GDTとはある人の仲立ちにより、2008年「世界のゴルフ用品市場を可視化しよう」というミッションの下提携が始まった。

 但し「提携」と言っても業務提携契約書やNDAなどの書面をもっての厳格厳密なものではなく、「ゴルフ産業を縁の下で支える者同士、産業発展に寄与する」という共通目的のもと手を組んだ、どちらかというと緩やかな提携だった。

 自分は日本を含めたアジア地域を、GDTは欧米及びオセアニア、アフリカ大陸の調査を担当、両者の調査結果を持ち寄り2年に一回「世界ゴルフ市場レポート」を発刊してきた。2011年の初版以降7回の版を重ね、今回「2025年版」を発刊すべく8月にアジア市場の調査をキックオフしたところだった。

 そんな矢先にGDTから届いた「GDTとしては2025年のプロジェクトを中止する判断を下した」というメール。

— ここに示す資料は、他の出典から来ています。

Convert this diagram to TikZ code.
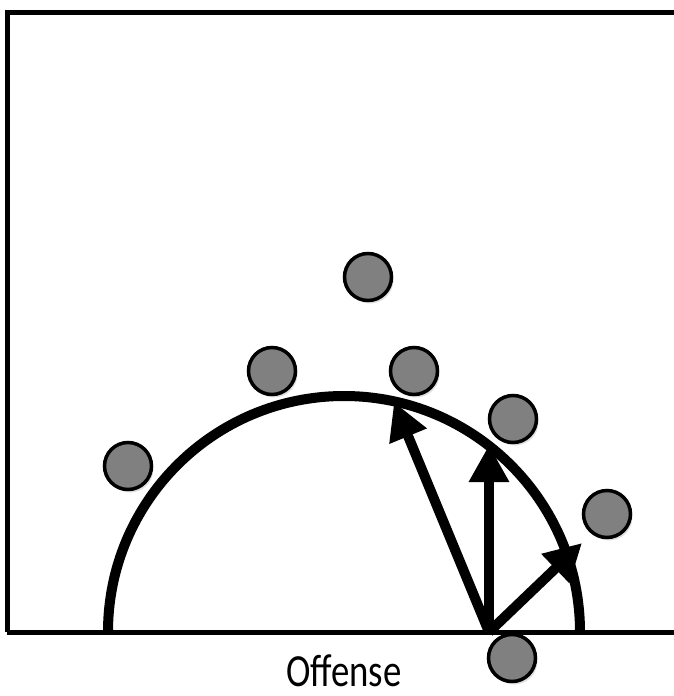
\documentclass[tikz,border=0pt]{standalone}
\usepackage{fontspec}
\setmainfont{Carlito}
\usetikzlibrary{arrows.meta,shadows}

\definecolor{playergray}{RGB}{128,128,128}
\tikzset{
  player/.style={circle,draw=black,line width=3.5pt,fill=playergray,
    minimum size=47pt,inner sep=0pt,
    drop shadow={opacity=0.25,shadow xshift=2pt,shadow yshift=-3pt}},
  move/.style={line width=10pt,-{Triangle[length=37pt,width=38pt]}}
}

\begin{document}
\begin{tikzpicture}[x=1pt,y=-1pt]
  \useasboundingbox (0,0) rectangle (674,696);
  % court
  \draw[line width=5pt] (7,632) -- (7,12) -- (674,12);
  \draw[line width=5pt] (7,632) -- (674,632);
  \draw[line width=10pt] (108,632) arc (180:360:236);
  % players
  \node[player] (top) at (368,277) {};
  \node[player] (wingl) at (272,371) {};
  \node[player] (wingr) at (414,371) {};
  \node[player] (cornl) at (128,466) {};
  \node[player] (elbow) at (513,419) {};
  \node[player] (cornr) at (607,514) {};
  \node[player] (ball) at (512,658) {};
  % moves
  \coordinate (o) at (489,632);
  \coordinate (t1) at (394,402);
  \coordinate (t2) at (489,445);
  \coordinate (t3) at (582,543);
  \draw[move] (o) -- (t1);
  \draw[move] (o) -- (t2);
  \draw[move] (o) -- (t3);
  \node[anchor=base,inner sep=0pt,font=\fontsize{46}{46}\selectfont] (lbl) at (344,686) {\scalebox{0.8}[1]{Offense}};
\end{tikzpicture}
\end{document}
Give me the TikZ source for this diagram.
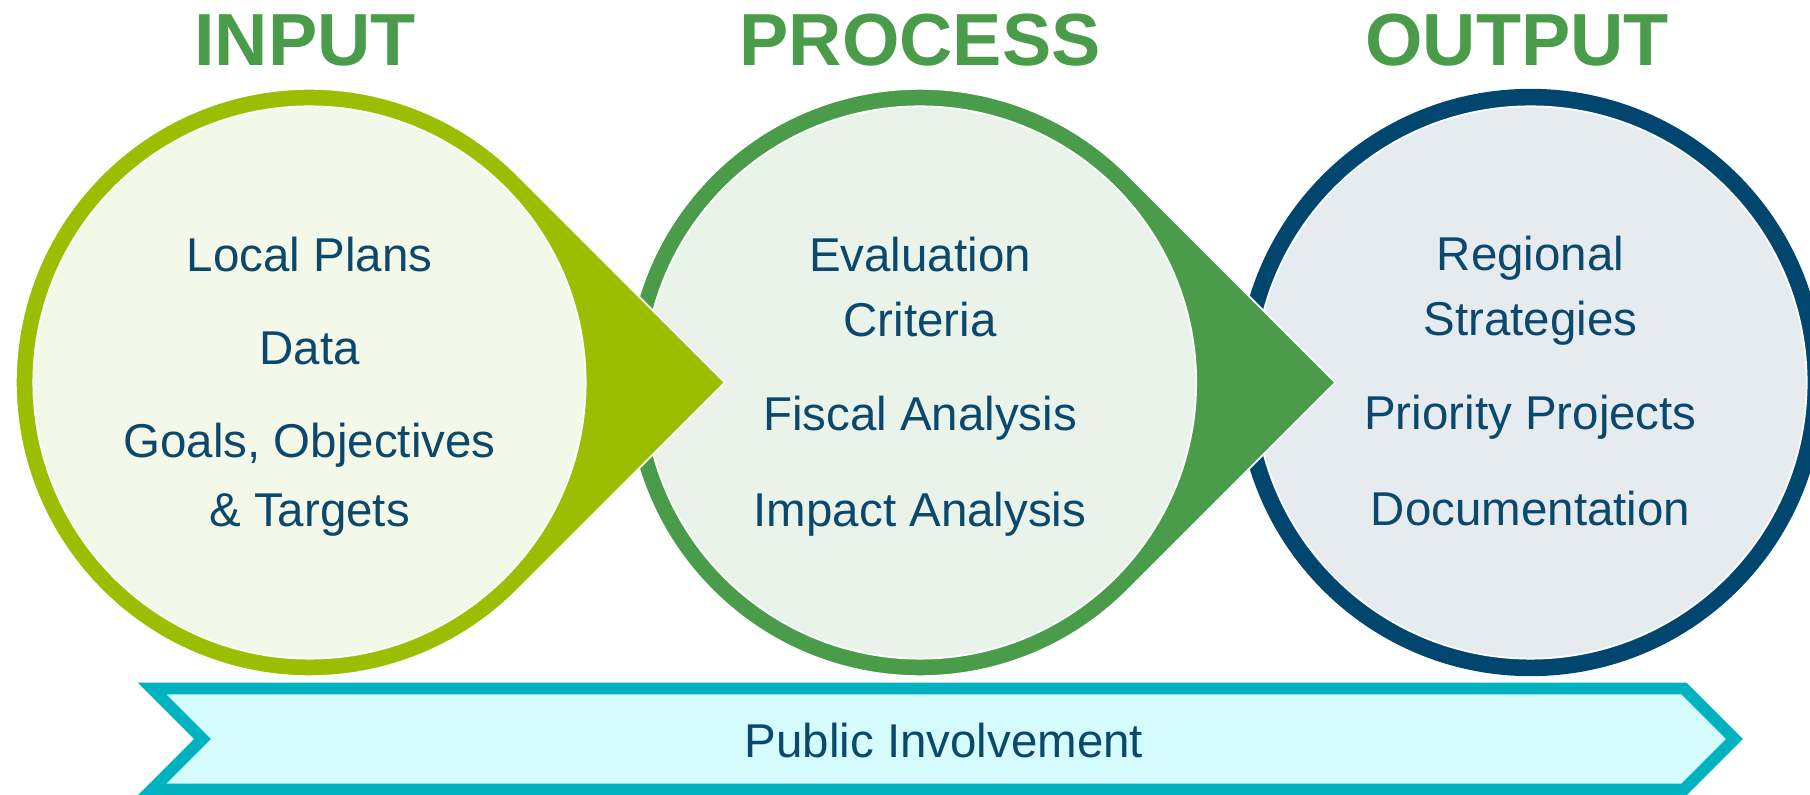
\documentclass[tikz,border=0pt]{standalone}
\usepackage{fontspec}
\setmainfont{Liberation Sans}
\usepackage{xcolor}
\definecolor{inputGreen}{RGB}{155,191,0}
\definecolor{processGreen}{RGB}{74,156,74}
\definecolor{outputBlue}{RGB}{0,70,110}
\definecolor{inputFill}{RGB}{244,248,232}
\definecolor{processFill}{RGB}{233,243,234}
\definecolor{outputFill}{RGB}{230,235,240}
\definecolor{itemBlue}{RGB}{12,72,108}
\definecolor{bannerTeal}{RGB}{0,178,192}
\definecolor{bannerFill}{RGB}{212,251,253}
\tikzset{
    pointer/.style={draw=white, line width=0.5pt},
    inner/.style={draw=white, line width=0.5pt},
    heading/.style={text=processGreen, font=\fontsize{21}{25}\selectfont\bfseries, anchor=base},
    item/.style={text=itemBlue, font=\fontsize{13.5}{18.5}\selectfont, align=center, anchor=base},
    banner/.style={draw=bannerTeal, fill=bannerFill, line width=3.4pt, line join=miter}
}

\begin{document}
\begin{tikzpicture}[x=0.01cm, y=-0.01cm]
    \useasboundingbox (0,0) rectangle (1810,795);
    \clip (0,0) rectangle (1810,795);

    % centres of the three circles
    \coordinate (c1) at (309.5,382.5);
    \coordinate (c2) at (920,382.5);
    \coordinate (c3) at (1530.5,382.5);

    % output circle (no pointer)
    \fill[outputBlue] (c3) circle[radius=2.935cm];
    \draw[inner, fill=outputFill] (c3) circle[radius=2.76cm];

    % process circle, pointer overlaps the output circle
    \draw[pointer, fill=processGreen] (c2) ++(45:2.935cm) arc[start angle=45, end angle=315, radius=2.935cm] -- ++(45:2.935cm) -- cycle;
    \draw[inner, fill=processFill] (c2) circle[radius=2.76cm];

    % input circle, pointer overlaps the process circle
    \draw[pointer, fill=inputGreen] (c1) ++(45:2.935cm) arc[start angle=45, end angle=315, radius=2.935cm] -- ++(45:2.935cm) -- cycle;
    \draw[inner, fill=inputFill] (c1) circle[radius=2.76cm];

    % headings
    \node[heading] (inputTitle) at (305,66) {INPUT};
    \node[heading] (processTitle) at (920,66) {PROCESS};
    \node[heading] (outputTitle) at (1517,66) {OUTPUT};

    % input items (two-line items sit on their last baseline)
    \node[item] (localPlans) at (309.5,272) {Local Plans};
    \node[item] (data) at (309.5,365) {Data};
    \node[item] (goals) at (309.5,527) {Goals, Objectives\\[1.4pt]\& Targets};

    % process items
    \node[item] (criteria) at (920,337) {Evaluation\\Criteria};
    \node[item] (fiscal) at (920,431) {Fiscal Analysis};
    \node[item] (impact) at (920,527) {Impact Analysis};

    % output items
    \node[item] (strategies) at (1530.5,336) {Regional\\Strategies};
    \node[item] (projects) at (1530.5,430) {Priority Projects};
    \node[item] (documentation) at (1530.5,526) {Documentation};

    % public involvement banner
    \draw[banner] (152,688.5) -- (1684,688.5) -- (1734.5,739) -- (1684,789.5) -- (152,789.5) -- (202.5,739) -- cycle;
    \node[item] (public) at (944,757) {Public Involvement};
\end{tikzpicture}
\end{document}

 まさに青天の霹靂だったが、その理由は自分にとってある程度納得、腹落ちするものでもあった。

 GDTの創業者であるTom Stine氏は、兼ねてより自身の高齢を主たる理由に会社を売却したい意思を明確にしていた。フロリダに住み釣りをこよなく愛するトムさんはこの数年「早くハッピーリタイアして釣り三昧の生活を送りたい」という気持ちを隠そうとしなかった。

 そして2024年のPGAショー直前にGDTから「当社はサーカナグループの一員となった」旨の連絡を受けた。

 サーカナ(Circana)グループは消費者インサイト調査事業を主体事業としているNPDグループと Information Resources, Inc. (IRI)が2022年8月に合併してできた会社。スポーツ用品業界の一部の方はNPDジャパンさんが提供するデータを購入しているところもあるだろうから馴染みがあるかもしれない。

 それまで所謂ファミリーカンパニーとしてやってきたGDTが大手調査会社グループの一員となることに正直不安もあったが、今年のPGAショーではサーカナ社の幹部とも顔合わせをして「ヤノとGDTの友好関係を今後も尊重する」という言葉ももらっていた。

 その言葉もありPGAショーの場でトムさんを除いたGDTメンバーと「2025年レポートに向けお互い頑張ろう」となった訳だが。

 トムさんに代わりGDTの新たなリーダーとなったJohnさんからは世界ゴルフ市場レポート(WWR)を中止する主な理由として

・世界のゴルフ用品市場を取り巻く環境も大きく変わり、GDTとしてコア事業にリソースを集中することで環境変化に対応したい

旨のコメントが記されていた。

 親が変われば事業の方針が180°変わるのはよくある話。本当の理由(があるのかどうかすら分からないけれど)はさておき、自分としてはGDTという強力なパートナーを失ったWWRをどうしてゆくのか、更に言えば不変のテーマである「世界のゴルフ用品市場を可視化することで産業発展に寄与する」というミッションをどう持続してゆくのか(またはゆかないのか)。

 まずはそこのところを冷静に判断してゆきたいと思う。だって「パートナーとの提携が終わったからレポートの発刊もやめまーす」というのは短絡的というか、何かスッキリしないじゃない?例え最終的にそういう判断を下さざるを得ない結果になるとしても、自分なりに精一杯あがいてみたいというか。そうすることで自分にとっても新しい道が開けるかもじゃん?というか。今は頭の整理があまりついてないけどそんな感じ。

 最後に、これまで長きに渡りパートナーシップを維持してくれたGDTメンバーに心から感謝したい(念のため言っておくけど、1ミリも恨みがましい気持ちとか裏切られた気持ちは持ってないからね!w)

またいつの日か一緒に仕事できる日が来ることを願っています。